→ **Source records**:

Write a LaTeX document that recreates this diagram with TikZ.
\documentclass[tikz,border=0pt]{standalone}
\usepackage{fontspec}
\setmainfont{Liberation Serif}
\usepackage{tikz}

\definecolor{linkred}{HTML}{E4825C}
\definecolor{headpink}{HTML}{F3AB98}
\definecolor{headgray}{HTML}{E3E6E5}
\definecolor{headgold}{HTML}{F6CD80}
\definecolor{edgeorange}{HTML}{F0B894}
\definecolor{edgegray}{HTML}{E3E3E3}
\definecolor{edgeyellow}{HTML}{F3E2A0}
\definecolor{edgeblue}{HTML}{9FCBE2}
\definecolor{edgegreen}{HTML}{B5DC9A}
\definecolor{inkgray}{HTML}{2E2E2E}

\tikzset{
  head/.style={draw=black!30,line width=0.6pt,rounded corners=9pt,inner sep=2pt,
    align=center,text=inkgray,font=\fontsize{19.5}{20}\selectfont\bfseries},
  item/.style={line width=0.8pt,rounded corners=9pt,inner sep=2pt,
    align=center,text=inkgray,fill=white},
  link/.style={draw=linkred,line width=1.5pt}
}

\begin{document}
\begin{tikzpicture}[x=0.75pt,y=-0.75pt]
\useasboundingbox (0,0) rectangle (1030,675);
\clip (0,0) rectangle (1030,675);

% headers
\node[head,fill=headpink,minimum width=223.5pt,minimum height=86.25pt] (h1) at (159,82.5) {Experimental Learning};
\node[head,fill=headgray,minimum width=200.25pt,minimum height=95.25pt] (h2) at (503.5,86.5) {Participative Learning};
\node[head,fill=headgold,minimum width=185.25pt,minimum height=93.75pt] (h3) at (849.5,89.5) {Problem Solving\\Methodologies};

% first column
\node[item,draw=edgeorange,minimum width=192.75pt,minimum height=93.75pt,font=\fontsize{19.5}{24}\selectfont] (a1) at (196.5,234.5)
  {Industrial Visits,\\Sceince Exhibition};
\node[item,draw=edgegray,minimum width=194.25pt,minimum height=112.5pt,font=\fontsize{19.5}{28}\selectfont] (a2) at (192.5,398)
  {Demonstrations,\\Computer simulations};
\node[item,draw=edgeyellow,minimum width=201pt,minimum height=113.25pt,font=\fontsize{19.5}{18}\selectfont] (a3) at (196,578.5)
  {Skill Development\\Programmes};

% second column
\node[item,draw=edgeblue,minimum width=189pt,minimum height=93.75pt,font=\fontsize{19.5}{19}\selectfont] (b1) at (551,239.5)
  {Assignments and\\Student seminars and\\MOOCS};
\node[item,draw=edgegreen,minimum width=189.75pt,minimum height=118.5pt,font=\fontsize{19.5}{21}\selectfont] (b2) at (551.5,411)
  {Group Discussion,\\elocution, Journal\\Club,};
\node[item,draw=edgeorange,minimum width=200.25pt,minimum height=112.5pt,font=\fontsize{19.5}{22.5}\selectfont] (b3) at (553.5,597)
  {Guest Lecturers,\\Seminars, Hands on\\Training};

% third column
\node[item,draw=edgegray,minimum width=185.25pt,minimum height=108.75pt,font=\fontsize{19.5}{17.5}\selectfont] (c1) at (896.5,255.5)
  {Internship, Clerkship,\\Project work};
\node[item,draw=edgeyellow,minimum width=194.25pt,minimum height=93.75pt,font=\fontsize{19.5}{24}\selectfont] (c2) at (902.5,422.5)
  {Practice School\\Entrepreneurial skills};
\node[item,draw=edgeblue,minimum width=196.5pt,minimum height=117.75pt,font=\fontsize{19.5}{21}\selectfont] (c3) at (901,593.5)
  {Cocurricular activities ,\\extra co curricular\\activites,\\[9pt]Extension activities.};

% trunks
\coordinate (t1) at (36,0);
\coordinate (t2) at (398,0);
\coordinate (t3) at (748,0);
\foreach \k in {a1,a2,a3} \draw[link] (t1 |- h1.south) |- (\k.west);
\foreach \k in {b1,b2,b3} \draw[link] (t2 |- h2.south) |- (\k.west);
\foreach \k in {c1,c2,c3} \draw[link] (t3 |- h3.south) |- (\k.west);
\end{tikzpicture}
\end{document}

--

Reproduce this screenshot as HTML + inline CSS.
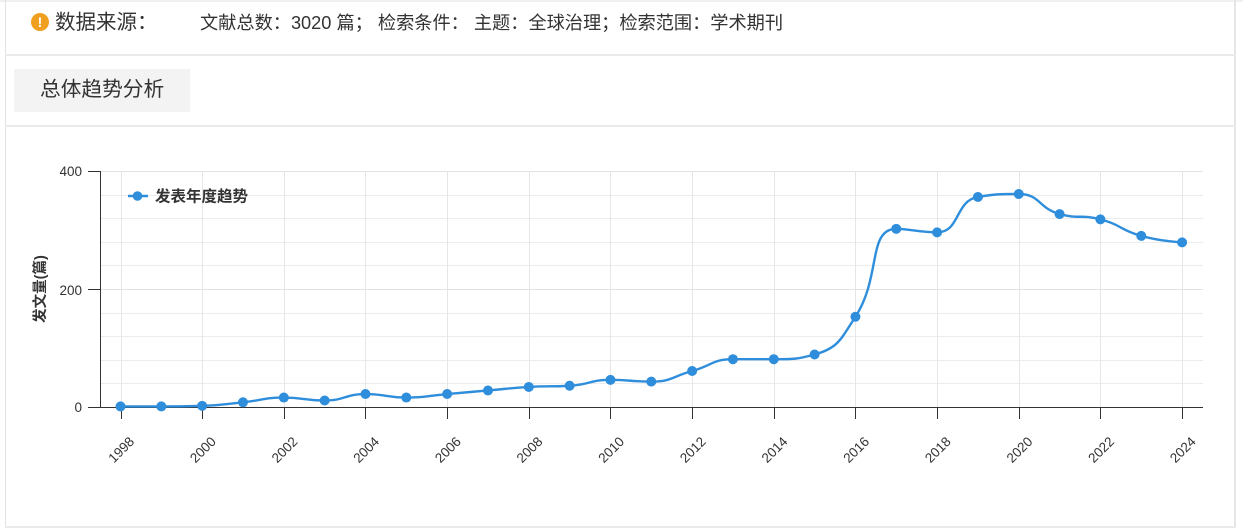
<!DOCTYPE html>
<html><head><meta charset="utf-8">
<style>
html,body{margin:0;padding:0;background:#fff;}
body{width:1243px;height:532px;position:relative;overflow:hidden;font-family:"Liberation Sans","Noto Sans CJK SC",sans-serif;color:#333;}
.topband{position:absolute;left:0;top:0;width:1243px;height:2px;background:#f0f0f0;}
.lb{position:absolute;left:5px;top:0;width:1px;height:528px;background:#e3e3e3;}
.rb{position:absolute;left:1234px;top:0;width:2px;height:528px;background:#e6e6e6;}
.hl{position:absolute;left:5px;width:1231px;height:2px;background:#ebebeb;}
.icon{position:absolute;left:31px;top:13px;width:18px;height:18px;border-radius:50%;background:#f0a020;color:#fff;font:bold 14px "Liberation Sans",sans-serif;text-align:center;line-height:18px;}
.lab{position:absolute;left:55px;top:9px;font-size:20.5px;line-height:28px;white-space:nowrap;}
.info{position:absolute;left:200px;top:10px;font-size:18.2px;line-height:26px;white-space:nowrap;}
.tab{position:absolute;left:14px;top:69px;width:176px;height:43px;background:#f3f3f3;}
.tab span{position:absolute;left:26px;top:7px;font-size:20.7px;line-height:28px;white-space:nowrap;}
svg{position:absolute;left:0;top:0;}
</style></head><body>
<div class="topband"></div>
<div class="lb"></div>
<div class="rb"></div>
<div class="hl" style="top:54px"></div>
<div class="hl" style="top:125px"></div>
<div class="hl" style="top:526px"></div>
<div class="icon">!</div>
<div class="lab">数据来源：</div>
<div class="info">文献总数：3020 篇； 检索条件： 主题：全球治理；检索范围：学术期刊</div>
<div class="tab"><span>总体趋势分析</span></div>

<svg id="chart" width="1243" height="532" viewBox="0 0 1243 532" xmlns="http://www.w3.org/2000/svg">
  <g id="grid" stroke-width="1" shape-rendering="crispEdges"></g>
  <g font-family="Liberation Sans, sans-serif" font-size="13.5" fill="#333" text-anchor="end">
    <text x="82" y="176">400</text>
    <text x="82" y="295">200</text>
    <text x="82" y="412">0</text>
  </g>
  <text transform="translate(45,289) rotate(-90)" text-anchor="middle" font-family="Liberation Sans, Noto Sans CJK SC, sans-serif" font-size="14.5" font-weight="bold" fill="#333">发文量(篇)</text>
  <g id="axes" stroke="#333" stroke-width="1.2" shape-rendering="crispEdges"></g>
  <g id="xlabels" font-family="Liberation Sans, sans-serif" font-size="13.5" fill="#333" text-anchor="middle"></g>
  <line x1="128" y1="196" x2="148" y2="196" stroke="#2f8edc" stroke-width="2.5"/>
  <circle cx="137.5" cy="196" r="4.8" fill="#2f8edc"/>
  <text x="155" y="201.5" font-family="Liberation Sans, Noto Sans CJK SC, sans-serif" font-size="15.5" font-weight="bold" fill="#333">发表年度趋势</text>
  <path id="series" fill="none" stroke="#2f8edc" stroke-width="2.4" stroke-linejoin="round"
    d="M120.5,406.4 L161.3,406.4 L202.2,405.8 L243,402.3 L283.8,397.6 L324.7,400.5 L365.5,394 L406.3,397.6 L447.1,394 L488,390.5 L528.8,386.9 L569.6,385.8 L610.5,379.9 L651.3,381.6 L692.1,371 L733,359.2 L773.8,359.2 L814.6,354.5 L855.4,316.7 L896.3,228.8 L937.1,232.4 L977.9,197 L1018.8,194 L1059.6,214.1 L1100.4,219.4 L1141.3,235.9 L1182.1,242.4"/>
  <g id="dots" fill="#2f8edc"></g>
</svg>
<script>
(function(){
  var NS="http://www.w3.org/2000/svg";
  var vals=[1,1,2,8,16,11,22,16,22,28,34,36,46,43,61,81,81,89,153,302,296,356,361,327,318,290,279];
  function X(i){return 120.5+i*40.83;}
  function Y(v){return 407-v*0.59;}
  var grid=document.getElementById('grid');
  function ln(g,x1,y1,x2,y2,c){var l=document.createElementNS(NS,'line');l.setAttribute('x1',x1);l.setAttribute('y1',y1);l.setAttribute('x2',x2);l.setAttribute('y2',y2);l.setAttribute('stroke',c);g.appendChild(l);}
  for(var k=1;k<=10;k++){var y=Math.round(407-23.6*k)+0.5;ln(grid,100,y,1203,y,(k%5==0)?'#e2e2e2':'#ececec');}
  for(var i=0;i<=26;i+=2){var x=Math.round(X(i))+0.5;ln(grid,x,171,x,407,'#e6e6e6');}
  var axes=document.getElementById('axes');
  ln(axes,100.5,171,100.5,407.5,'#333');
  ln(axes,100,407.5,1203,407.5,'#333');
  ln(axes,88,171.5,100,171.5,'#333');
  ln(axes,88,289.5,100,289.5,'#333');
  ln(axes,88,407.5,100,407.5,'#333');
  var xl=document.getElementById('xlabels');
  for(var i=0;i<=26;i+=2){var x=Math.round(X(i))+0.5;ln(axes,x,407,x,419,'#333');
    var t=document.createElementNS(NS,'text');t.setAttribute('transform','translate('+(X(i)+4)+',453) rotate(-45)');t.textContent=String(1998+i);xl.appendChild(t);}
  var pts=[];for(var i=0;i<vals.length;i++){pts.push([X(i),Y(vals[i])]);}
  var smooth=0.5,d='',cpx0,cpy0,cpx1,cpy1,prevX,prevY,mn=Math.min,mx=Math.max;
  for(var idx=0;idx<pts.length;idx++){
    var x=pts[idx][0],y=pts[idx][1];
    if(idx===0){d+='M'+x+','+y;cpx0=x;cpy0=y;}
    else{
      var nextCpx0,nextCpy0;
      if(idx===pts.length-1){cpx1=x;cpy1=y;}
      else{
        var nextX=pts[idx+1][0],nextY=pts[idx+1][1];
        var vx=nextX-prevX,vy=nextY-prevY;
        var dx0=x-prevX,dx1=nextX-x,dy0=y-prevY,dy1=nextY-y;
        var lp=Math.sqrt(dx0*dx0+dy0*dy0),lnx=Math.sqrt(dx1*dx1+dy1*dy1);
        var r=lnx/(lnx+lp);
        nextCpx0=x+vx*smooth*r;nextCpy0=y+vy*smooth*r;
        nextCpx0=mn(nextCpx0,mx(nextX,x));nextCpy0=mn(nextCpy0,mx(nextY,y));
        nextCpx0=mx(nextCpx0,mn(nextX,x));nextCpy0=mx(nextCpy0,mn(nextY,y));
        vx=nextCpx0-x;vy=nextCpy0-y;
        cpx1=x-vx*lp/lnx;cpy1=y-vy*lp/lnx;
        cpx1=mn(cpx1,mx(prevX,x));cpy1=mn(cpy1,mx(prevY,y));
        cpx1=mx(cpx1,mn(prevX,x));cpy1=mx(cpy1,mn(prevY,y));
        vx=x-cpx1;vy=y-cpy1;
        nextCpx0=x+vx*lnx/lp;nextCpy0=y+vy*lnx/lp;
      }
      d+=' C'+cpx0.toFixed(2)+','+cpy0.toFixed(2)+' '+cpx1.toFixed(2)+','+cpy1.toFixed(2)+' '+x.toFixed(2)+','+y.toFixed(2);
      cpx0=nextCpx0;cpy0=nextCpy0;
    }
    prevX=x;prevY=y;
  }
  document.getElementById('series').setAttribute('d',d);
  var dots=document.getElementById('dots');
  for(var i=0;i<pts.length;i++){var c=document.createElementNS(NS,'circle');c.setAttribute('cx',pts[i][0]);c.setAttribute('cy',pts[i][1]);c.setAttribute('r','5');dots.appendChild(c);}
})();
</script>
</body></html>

---

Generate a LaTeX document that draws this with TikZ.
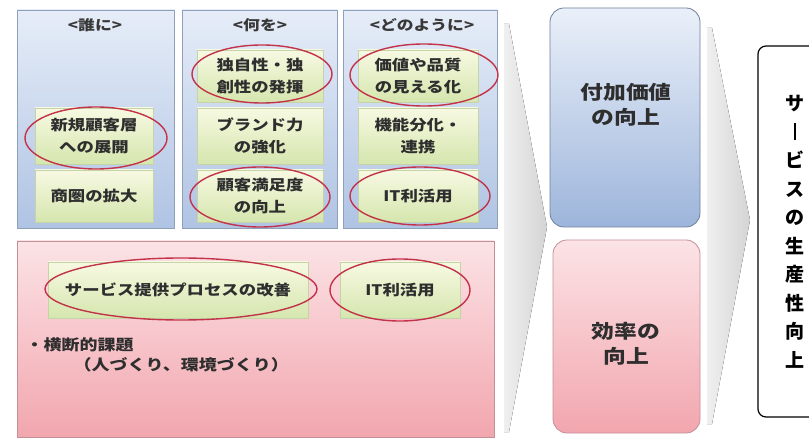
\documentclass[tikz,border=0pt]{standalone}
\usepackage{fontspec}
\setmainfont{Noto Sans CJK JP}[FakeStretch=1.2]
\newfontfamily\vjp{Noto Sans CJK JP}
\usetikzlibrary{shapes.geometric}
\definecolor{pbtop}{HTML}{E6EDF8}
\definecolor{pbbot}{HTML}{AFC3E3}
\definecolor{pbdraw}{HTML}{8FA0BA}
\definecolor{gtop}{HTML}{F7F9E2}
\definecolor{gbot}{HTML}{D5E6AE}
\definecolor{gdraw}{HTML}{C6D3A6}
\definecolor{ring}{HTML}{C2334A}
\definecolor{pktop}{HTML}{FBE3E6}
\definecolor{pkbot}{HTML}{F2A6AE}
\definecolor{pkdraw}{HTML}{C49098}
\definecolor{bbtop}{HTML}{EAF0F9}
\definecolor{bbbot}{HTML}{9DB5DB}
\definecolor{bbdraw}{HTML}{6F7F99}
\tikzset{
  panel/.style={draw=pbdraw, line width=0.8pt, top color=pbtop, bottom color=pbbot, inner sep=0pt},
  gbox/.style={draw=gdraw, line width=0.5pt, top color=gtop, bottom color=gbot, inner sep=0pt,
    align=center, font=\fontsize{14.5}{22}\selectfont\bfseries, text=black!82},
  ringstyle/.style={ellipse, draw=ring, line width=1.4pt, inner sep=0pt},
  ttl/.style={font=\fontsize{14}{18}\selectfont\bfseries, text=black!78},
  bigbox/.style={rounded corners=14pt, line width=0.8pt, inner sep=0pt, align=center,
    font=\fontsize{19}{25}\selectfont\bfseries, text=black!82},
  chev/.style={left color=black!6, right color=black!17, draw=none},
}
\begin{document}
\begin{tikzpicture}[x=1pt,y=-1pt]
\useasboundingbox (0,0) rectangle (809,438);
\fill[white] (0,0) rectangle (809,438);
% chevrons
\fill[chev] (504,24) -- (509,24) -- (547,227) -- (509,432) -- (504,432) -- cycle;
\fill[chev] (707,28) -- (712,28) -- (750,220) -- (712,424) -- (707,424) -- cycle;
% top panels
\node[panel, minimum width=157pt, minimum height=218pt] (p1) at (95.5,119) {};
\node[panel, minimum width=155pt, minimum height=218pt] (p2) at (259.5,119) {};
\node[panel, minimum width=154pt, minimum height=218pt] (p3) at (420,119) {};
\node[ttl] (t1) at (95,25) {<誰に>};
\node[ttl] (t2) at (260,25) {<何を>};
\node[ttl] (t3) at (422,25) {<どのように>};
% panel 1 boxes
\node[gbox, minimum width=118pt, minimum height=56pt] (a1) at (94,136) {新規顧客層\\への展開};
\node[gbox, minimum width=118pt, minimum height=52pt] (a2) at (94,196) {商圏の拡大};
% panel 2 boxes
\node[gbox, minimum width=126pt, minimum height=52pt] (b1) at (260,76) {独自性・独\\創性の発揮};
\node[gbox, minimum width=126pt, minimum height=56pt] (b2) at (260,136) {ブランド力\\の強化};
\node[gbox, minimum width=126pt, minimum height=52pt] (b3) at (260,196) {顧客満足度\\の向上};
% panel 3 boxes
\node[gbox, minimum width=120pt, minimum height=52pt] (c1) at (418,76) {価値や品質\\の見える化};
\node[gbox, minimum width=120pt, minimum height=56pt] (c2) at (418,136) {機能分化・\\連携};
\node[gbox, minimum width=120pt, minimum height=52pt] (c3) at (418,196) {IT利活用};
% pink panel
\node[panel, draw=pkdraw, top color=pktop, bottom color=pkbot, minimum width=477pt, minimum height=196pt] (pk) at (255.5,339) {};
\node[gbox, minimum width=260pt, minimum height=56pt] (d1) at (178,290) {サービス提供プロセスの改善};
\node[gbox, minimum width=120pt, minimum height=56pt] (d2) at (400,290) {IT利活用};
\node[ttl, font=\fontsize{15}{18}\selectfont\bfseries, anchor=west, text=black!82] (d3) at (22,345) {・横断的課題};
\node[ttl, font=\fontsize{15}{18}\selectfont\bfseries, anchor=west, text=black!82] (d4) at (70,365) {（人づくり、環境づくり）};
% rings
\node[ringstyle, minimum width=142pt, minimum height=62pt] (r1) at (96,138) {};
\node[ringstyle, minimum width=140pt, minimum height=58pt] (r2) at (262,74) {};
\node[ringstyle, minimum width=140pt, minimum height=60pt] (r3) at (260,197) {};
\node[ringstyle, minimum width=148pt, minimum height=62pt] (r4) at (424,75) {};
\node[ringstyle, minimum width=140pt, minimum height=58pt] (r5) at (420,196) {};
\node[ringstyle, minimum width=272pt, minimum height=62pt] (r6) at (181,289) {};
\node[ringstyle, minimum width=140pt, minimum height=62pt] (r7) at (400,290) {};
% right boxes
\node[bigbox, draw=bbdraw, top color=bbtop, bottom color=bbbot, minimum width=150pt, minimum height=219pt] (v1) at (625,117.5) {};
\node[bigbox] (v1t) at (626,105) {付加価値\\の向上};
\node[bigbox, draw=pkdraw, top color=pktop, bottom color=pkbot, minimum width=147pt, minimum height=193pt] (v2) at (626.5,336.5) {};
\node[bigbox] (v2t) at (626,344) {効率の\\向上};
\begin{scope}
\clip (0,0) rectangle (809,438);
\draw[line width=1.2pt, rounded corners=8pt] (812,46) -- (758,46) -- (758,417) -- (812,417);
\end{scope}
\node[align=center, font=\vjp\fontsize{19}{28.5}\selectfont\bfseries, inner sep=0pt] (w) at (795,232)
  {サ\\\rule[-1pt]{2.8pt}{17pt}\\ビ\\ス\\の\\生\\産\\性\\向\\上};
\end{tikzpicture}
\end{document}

→ **What you should do**:
Transcribe exactly, and only, the lines beginning at the line containing "Write a LaTeX" and ending at the line containing "width=185.25pt,minimum height=93.75pt] (h3)", both inclusive.

→ **Response to this exercise**:
Write a LaTeX document that recreates this diagram with TikZ.
\documentclass[tikz,border=0pt]{standalone}
\usepackage{fontspec}
\setmainfont{Liberation Serif}
\usepackage{tikz}

\definecolor{linkred}{HTML}{E4825C}
\definecolor{headpink}{HTML}{F3AB98}
\definecolor{headgray}{HTML}{E3E6E5}
\definecolor{headgold}{HTML}{F6CD80}
\definecolor{edgeorange}{HTML}{F0B894}
\definecolor{edgegray}{HTML}{E3E3E3}
\definecolor{edgeyellow}{HTML}{F3E2A0}
\definecolor{edgeblue}{HTML}{9FCBE2}
\definecolor{edgegreen}{HTML}{B5DC9A}
\definecolor{inkgray}{HTML}{2E2E2E}

\tikzset{
  head/.style={draw=black!30,line width=0.6pt,rounded corners=9pt,inner sep=2pt,
    align=center,text=inkgray,font=\fontsize{19.5}{20}\selectfont\bfseries},
  item/.style={line width=0.8pt,rounded corners=9pt,inner sep=2pt,
    align=center,text=inkgray,fill=white},
  link/.style={draw=linkred,line width=1.5pt}
}

\begin{document}
\begin{tikzpicture}[x=0.75pt,y=-0.75pt]
\useasboundingbox (0,0) rectangle (1030,675);
\clip (0,0) rectangle (1030,675);

% headers
\node[head,fill=headpink,minimum width=223.5pt,minimum height=86.25pt] (h1) at (159,82.5) {Experimental Learning};
\node[head,fill=headgray,minimum width=200.25pt,minimum height=95.25pt] (h2) at (503.5,86.5) {Participative Learning};
\node[head,fill=headgold,minimum width=185.25pt,minimum height=93.75pt] (h3) at (849.5,89.5) {Problem Solving\\Methodologies};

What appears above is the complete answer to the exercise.